* Begin SUPPLIED DATA *

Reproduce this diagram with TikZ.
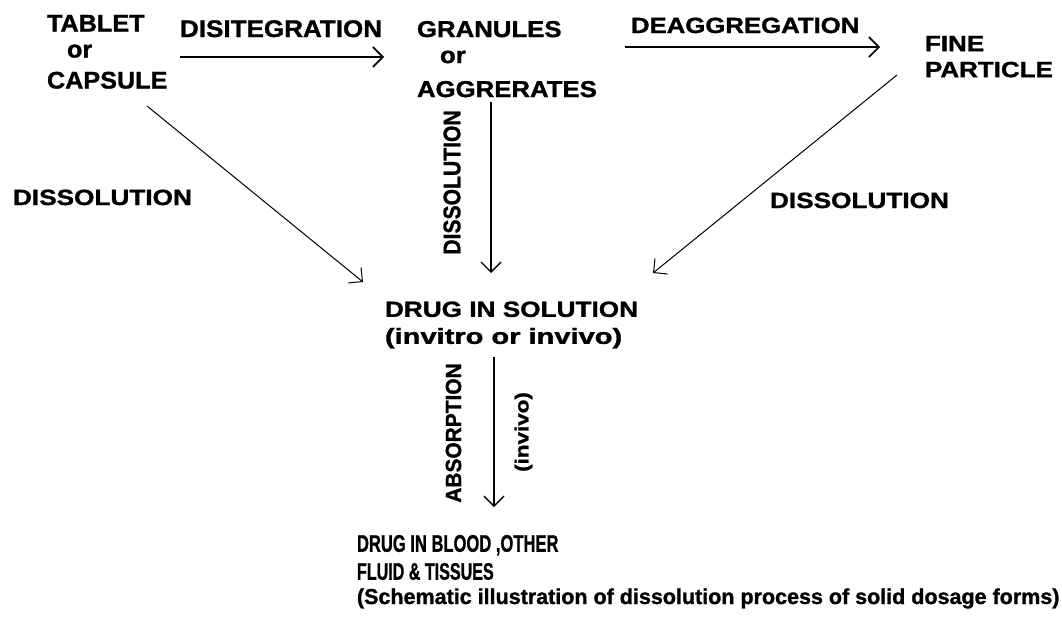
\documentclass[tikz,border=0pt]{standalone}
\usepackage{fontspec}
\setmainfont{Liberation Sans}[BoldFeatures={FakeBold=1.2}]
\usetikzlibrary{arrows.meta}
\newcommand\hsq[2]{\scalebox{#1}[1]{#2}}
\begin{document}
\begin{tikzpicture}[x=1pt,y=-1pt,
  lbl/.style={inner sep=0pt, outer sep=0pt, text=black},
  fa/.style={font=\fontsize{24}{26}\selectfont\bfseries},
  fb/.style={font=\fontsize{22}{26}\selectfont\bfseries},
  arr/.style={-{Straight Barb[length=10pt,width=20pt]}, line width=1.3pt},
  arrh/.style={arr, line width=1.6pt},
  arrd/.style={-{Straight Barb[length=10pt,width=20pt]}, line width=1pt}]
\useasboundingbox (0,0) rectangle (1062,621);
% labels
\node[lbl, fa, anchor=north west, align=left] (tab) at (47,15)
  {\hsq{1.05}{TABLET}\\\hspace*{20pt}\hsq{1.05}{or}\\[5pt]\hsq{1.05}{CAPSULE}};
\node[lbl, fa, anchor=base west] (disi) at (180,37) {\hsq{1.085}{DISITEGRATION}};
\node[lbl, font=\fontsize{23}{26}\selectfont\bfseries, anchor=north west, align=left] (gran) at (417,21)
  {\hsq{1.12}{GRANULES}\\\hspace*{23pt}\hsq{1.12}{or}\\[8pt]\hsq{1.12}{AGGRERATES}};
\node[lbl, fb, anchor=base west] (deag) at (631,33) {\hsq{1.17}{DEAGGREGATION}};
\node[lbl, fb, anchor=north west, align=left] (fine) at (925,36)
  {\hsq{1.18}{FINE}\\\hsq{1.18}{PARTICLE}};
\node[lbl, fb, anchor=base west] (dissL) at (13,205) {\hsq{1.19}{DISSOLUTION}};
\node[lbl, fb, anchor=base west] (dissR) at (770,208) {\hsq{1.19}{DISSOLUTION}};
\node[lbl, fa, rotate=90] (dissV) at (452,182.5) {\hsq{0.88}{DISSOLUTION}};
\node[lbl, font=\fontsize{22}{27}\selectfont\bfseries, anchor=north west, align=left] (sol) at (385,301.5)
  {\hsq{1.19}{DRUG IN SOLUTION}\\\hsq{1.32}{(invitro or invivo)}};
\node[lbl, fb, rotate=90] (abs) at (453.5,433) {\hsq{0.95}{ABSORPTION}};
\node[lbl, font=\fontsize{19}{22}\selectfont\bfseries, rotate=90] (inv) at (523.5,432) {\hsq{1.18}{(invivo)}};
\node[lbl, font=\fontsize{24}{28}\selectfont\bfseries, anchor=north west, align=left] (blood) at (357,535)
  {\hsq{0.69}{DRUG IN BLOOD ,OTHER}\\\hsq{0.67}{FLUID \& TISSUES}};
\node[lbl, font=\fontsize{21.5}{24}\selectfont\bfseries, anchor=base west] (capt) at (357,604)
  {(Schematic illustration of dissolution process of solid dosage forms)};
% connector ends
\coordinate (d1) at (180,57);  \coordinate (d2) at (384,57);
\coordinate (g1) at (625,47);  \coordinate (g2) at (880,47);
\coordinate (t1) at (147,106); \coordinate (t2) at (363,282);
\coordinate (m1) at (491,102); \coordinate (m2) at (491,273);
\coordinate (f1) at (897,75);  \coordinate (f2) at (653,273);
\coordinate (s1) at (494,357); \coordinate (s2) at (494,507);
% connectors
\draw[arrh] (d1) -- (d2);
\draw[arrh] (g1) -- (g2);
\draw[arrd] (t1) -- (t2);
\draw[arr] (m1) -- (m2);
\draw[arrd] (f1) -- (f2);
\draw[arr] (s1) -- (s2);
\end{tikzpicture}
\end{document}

* End SUPPLIED DATA *

== PROBLEM TO WORK ON ==
Copy the whole of the material above exactly, but not its images.

== TASK OUTPUT ==
Reproduce this diagram with TikZ.
\documentclass[tikz,border=0pt]{standalone}
\usepackage{fontspec}
\setmainfont{Liberation Sans}[BoldFeatures={FakeBold=1.2}]
\usetikzlibrary{arrows.meta}
\newcommand\hsq[2]{\scalebox{#1}[1]{#2}}
\begin{document}
\begin{tikzpicture}[x=1pt,y=-1pt,
  lbl/.style={inner sep=0pt, outer sep=0pt, text=black},
  fa/.style={font=\fontsize{24}{26}\selectfont\bfseries},
  fb/.style={font=\fontsize{22}{26}\selectfont\bfseries},
  arr/.style={-{Straight Barb[length=10pt,width=20pt]}, line width=1.3pt},
  arrh/.style={arr, line width=1.6pt},
  arrd/.style={-{Straight Barb[length=10pt,width=20pt]}, line width=1pt}]
\useasboundingbox (0,0) rectangle (1062,621);
% labels
\node[lbl, fa, anchor=north west, align=left] (tab) at (47,15)
  {\hsq{1.05}{TABLET}\\\hspace*{20pt}\hsq{1.05}{or}\\[5pt]\hsq{1.05}{CAPSULE}};
\node[lbl, fa, anchor=base west] (disi) at (180,37) {\hsq{1.085}{DISITEGRATION}};
\node[lbl, font=\fontsize{23}{26}\selectfont\bfseries, anchor=north west, align=left] (gran) at (417,21)
  {\hsq{1.12}{GRANULES}\\\hspace*{23pt}\hsq{1.12}{or}\\[8pt]\hsq{1.12}{AGGRERATES}};
\node[lbl, fb, anchor=base west] (deag) at (631,33) {\hsq{1.17}{DEAGGREGATION}};
\node[lbl, fb, anchor=north west, align=left] (fine) at (925,36)
  {\hsq{1.18}{FINE}\\\hsq{1.18}{PARTICLE}};
\node[lbl, fb, anchor=base west] (dissL) at (13,205) {\hsq{1.19}{DISSOLUTION}};
\node[lbl, fb, anchor=base west] (dissR) at (770,208) {\hsq{1.19}{DISSOLUTION}};
\node[lbl, fa, rotate=90] (dissV) at (452,182.5) {\hsq{0.88}{DISSOLUTION}};
\node[lbl, font=\fontsize{22}{27}\selectfont\bfseries, anchor=north west, align=left] (sol) at (385,301.5)
  {\hsq{1.19}{DRUG IN SOLUTION}\\\hsq{1.32}{(invitro or invivo)}};
\node[lbl, fb, rotate=90] (abs) at (453.5,433) {\hsq{0.95}{ABSORPTION}};
\node[lbl, font=\fontsize{19}{22}\selectfont\bfseries, rotate=90] (inv) at (523.5,432) {\hsq{1.18}{(invivo)}};
\node[lbl, font=\fontsize{24}{28}\selectfont\bfseries, anchor=north west, align=left] (blood) at (357,535)
  {\hsq{0.69}{DRUG IN BLOOD ,OTHER}\\\hsq{0.67}{FLUID \& TISSUES}};
\node[lbl, font=\fontsize{21.5}{24}\selectfont\bfseries, anchor=base west] (capt) at (357,604)
  {(Schematic illustration of dissolution process of solid dosage forms)};
% connector ends
\coordinate (d1) at (180,57);  \coordinate (d2) at (384,57);
\coordinate (g1) at (625,47);  \coordinate (g2) at (880,47);
\coordinate (t1) at (147,106); \coordinate (t2) at (363,282);
\coordinate (m1) at (491,102); \coordinate (m2) at (491,273);
\coordinate (f1) at (897,75);  \coordinate (f2) at (653,273);
\coordinate (s1) at (494,357); \coordinate (s2) at (494,507);
% connectors
\draw[arrh] (d1) -- (d2);
\draw[arrh] (g1) -- (g2);
\draw[arrd] (t1) -- (t2);
\draw[arr] (m1) -- (m2);
\draw[arrd] (f1) -- (f2);
\draw[arr] (s1) -- (s2);
\end{tikzpicture}
\end{document}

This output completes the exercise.